Kings general manager Monte McNair and Co. had good intentions by “running things back” with the same core and essentially the same exact team as last season’s. It was cute. It was inspiring. It gave the players confidence – which is important – that the front office had faith in the group’s ability as is. But as the Kings relied on consistency and togetherness, the rest of the West was aggressive, made moves and got better.
“Obviously it's a disappointing ending,” Kings star point guard De’Aaron Fox said Monday. “We wanted to continue to play for more. I don't think we were bad this year, but obviously the West got tougher and I don't think we stepped up to that plate.
“We can look at countless games where we had the lead or games we should have won, and you look back at that and it definitely bit us in the back coming toward the end of the season.”
No season is going to be picture perfect. There will be the ups and downs. Injuries. Slumps. Adversity, and so on.
But one of the most bizarre trends that hung over the Kings like a cloud this season was losing games where they once had large leads and falling to subpar teams.
The Kings went 15-8 against six of this season’s eight Western Conference playoff teams -- 4-0 against the Los Angeles Lakers, 3-1 against the Denver Nuggets, 2-1 against the Minnesota Timberwolves and 2-2 against the Oklahoma City Thunder, Los Angeles Clippers and Phoenix Suns.

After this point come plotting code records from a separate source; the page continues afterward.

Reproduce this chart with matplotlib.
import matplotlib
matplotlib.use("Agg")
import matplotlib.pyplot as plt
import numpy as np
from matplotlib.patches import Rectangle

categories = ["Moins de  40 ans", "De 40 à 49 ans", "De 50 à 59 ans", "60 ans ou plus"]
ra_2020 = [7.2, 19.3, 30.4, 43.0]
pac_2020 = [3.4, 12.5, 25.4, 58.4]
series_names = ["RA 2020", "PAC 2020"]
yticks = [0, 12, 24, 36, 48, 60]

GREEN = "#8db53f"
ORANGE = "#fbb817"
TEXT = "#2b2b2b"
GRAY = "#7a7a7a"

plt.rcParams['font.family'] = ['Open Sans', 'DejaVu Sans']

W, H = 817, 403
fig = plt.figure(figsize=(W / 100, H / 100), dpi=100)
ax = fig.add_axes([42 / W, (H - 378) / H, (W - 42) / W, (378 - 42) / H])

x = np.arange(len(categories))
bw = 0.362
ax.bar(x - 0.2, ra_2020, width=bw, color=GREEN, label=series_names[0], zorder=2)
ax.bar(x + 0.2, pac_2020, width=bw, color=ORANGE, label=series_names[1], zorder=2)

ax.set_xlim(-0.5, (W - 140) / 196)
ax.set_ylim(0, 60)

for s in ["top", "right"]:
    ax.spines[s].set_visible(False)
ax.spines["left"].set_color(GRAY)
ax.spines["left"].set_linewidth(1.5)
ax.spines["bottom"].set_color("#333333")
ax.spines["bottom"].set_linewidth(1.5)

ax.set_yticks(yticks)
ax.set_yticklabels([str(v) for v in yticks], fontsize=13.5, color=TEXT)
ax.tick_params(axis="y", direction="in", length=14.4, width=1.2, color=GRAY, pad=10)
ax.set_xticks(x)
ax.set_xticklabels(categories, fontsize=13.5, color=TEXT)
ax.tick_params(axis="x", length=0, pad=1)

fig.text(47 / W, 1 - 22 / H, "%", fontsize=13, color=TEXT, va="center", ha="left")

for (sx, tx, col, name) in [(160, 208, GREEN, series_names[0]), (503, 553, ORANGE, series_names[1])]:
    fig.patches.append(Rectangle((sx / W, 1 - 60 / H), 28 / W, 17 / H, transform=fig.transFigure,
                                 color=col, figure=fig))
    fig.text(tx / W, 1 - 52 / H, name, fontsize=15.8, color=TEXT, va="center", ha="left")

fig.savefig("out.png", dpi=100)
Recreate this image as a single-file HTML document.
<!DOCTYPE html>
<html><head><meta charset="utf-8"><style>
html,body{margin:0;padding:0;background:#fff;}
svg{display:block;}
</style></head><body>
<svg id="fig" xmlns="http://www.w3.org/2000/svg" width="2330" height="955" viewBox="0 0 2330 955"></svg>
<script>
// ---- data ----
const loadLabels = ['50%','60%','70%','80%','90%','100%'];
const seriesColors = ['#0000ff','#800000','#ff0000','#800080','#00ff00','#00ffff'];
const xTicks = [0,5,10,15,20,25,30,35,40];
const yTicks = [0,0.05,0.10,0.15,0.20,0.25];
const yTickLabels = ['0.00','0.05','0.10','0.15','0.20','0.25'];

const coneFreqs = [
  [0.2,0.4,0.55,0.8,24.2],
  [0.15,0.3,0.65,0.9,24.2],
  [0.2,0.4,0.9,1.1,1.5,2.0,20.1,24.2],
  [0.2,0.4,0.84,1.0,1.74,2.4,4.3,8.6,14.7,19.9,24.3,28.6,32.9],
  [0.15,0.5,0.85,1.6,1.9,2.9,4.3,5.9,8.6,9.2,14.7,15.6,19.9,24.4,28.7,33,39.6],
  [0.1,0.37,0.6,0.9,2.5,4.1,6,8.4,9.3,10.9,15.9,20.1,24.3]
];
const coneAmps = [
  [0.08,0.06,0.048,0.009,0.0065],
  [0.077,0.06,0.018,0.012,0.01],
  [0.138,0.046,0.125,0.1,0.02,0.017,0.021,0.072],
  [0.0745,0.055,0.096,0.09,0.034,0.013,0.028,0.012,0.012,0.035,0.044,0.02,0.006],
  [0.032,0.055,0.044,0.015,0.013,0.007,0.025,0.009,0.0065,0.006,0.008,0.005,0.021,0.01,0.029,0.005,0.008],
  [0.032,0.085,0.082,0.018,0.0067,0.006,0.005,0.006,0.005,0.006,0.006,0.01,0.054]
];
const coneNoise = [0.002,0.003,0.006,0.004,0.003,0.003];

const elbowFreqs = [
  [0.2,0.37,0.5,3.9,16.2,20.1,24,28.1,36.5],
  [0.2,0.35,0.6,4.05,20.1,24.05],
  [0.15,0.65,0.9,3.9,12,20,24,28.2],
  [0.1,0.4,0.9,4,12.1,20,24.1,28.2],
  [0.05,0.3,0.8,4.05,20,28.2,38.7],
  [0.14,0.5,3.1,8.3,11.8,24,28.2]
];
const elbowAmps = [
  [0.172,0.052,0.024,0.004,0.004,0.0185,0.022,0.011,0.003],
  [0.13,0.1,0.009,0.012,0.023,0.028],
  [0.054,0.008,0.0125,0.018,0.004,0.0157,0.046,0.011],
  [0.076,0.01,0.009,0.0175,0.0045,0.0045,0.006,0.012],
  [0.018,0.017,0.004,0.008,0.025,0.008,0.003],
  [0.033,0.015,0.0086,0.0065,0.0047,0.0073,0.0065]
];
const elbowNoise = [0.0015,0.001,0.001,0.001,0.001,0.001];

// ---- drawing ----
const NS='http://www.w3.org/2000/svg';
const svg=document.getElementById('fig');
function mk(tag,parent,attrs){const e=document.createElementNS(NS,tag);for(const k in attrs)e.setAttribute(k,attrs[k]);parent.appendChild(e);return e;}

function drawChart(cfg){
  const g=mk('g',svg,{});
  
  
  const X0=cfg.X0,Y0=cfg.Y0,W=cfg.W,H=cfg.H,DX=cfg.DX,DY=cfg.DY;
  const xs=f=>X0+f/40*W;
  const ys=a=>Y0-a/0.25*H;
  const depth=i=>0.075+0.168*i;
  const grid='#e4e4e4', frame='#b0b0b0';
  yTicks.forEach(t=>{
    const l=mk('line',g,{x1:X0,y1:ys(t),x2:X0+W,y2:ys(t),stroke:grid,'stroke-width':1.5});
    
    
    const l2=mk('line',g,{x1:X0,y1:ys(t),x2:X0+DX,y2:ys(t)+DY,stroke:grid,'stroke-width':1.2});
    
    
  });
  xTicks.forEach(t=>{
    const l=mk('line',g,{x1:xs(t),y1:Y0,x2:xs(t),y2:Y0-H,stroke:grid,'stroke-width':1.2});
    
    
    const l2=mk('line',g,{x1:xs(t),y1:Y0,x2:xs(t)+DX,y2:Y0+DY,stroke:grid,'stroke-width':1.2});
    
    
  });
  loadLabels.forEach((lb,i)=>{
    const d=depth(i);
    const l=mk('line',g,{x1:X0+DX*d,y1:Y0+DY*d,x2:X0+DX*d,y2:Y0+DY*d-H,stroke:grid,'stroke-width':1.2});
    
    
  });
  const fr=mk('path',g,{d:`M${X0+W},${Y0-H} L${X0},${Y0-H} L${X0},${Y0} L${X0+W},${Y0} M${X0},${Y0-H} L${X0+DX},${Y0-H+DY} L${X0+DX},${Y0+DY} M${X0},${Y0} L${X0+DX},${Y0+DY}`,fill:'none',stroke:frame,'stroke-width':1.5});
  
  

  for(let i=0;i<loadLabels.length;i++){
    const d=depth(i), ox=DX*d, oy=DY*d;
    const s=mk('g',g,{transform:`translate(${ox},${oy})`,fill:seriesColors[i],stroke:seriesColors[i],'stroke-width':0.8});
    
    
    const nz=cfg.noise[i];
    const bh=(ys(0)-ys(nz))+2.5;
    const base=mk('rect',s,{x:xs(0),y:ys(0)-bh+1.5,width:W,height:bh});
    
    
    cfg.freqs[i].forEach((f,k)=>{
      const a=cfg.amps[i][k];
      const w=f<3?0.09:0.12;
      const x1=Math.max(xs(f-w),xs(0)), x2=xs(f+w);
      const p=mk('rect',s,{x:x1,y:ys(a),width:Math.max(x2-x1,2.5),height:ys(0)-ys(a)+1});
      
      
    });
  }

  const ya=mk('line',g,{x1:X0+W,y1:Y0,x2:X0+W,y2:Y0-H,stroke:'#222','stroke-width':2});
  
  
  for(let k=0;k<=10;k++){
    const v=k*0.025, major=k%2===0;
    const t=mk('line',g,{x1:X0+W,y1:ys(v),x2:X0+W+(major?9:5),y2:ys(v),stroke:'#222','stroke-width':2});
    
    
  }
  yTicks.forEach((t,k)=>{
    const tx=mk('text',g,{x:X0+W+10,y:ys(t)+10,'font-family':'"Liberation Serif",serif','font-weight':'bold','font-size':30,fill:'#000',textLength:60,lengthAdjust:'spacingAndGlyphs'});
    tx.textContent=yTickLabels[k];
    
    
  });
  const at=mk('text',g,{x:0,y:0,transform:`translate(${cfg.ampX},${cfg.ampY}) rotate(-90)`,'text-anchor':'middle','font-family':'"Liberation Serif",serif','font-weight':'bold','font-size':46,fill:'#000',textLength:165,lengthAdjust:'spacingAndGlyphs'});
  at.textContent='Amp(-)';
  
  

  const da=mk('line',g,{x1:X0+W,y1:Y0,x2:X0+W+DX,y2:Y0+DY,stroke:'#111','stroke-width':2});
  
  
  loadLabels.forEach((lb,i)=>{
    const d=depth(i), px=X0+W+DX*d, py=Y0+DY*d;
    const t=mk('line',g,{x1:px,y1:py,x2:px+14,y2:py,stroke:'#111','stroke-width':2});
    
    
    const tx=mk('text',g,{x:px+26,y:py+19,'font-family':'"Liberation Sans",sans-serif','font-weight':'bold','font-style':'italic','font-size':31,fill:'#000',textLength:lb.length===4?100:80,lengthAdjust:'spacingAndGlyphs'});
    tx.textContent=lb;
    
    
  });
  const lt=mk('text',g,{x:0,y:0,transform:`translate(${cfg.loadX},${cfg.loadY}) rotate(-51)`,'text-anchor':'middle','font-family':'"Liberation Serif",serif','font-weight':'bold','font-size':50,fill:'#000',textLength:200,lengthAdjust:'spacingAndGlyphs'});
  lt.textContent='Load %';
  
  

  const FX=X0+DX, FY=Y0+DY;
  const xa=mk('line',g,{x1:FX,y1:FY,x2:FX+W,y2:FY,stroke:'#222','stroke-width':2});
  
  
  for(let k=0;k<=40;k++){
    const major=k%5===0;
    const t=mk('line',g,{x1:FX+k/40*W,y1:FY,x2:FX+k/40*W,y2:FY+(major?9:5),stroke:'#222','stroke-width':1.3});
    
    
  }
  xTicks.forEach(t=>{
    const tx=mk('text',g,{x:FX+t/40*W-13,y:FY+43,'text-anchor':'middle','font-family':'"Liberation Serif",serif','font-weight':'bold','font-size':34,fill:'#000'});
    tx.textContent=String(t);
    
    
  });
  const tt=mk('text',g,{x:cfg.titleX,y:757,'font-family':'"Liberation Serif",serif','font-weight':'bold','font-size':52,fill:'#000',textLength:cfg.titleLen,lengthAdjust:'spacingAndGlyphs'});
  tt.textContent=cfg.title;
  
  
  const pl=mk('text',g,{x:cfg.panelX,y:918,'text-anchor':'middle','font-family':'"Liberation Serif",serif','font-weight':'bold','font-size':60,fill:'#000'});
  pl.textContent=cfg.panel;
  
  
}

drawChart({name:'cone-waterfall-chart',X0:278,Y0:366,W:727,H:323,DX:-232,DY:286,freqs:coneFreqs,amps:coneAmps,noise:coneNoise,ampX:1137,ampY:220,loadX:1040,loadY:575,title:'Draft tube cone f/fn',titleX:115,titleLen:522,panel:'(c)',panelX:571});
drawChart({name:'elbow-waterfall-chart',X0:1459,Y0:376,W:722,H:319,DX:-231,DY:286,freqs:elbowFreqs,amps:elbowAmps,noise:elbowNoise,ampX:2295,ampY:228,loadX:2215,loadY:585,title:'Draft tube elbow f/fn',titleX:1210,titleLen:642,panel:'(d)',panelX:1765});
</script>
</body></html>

Comparatively, Sacramento lost to non-playoff teams including the Charlotte Hornets, Detroit Pistons, Houston Rockets, Portland Trail Blazers and Washington Wizards (h/t The Athletic).
After the first time, you think to yourself, ‘OK, it happens.’ But when the first couple of times became a notorious theme of this team, it turned into a growing concern -- and, ultimately, all the difference in how the season ended.
Had the Kings not let five or six of those games slip out of their hands, they wouldn’t have been speaking to the media Monday morning. They would be competing in the first round of the playoffs for the second consecutive season.
Those “what ifs” have weighed heavily on Kings second-year forward Keegan Murray.
“That was a big thing that I kind of reminisced on,” Murray admitted. “I feel like a lot of games, I think we had a stretch the last couple of weeks where we had 20-point leads and couldn’t maintain that lead. And you see the bigger things in games in the middle of the year that we should have won that we lost.
“Obviously during the season, you're going to have close games, and you're not going to win every single close game, but a lot of games I felt like were easily controllable, so that's obviously frustrating and disappointing. It's just something that I see as a team we have to get better at.”
There is no good in playing the blame game after a disappointing end to a season. But the dozen Kings players who spoke Monday seem to be in agreement on two things as to why and how their season ended earlier than they would have liked. From what they were able to control, it was the winnable losses. What they aren’t necessarily tasked with controlling is the personnel side of things.
The Kings witnessed the West get better, and it will only get tougher going forward. That responsibility lies upon the front office, which has a big offseason ahead with significant decisions to make. Those will come a later time.
For now, one thing is for certain: 10, heck, maybe five years ago, this team and this city would have been celebrating a 46-win season. But after experiencing a season full of expectations for the first time in a long time, reality checked in for the Kings.
How they respond next season will be the true test, and how they separate themselves from a good to a great team could make all the difference.